Um homem que estava mais à frente se aproximou do interfone.

— Viemos buscar nosso chefe.

Carlos se perguntou como eles sabiam que aquele homem estava ali, mas se lembrou de que ligou o celular na esperança de que alguém ligasse, o que poderia ter permitido que seguissem a localização.
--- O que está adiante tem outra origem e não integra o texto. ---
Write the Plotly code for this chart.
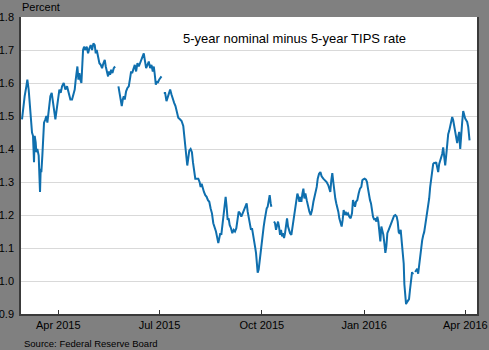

Carlos não sabia se poderia confiar e abrir a porta. E se não fossem os homens dele? Se fossem os caras que atiraram nele? E se matassem ele ali? Um monte de perguntas passou por sua cabeça e ele teve um sobressalto quando ouviu uma voz forte e firme próximo ao seu ouvido.

— São meus homens.

Carlos se assustou e se virou rapidamente, encostando na parede próximo ao painel do interfone. Seus batimentos se aceleraram ao ver aquele homem de pé na sua frente e tão perto assim. O homem aproximou o rosto um pouco mais perto e olhou novamente o painel. Seu rosto agora estava bem perto de Carlos, que olhava ainda sem saber o que fazer.

O homem encarou Carlos bem de perto e voltou a falar.

— É, realmente são meus homens. Você poderia abrir o portão, por gentileza?

Carlos estava meio paralisado com aqueles olhos negros o encarando. Pigarreou a garganta, olhou para o outro lado e confirmou com a cabeça. Em seguida, se virou, e o homem se afastou um pouco, permitindo que ele mexesse no interfone.

Carlos apertou um botão, e o portão se abriu. Ele retornou o olhar, encarando o homem diante de si. O homem se aproximou de Carlos, levando as duas mãos em seu roupão e puxando para fechar direito, tampando seu peito ainda exposto.

Enquanto arrumava, fez questão de deixar seu dedo encostar na pele macia ali, sendo tampada. Carlos teve um pequeno tremor ao sentir o dedo do outro deslizando por sua pele. Ele o encarou novamente e o homem à sua frente devolveu a encarada, sorrindo de lado, e falou.

— Não quero que meus homens vejam você assim. Esse foi um deslumbre somente meu.

Carlos o olhou ainda mais incrédulo com o que acabou de ouvir.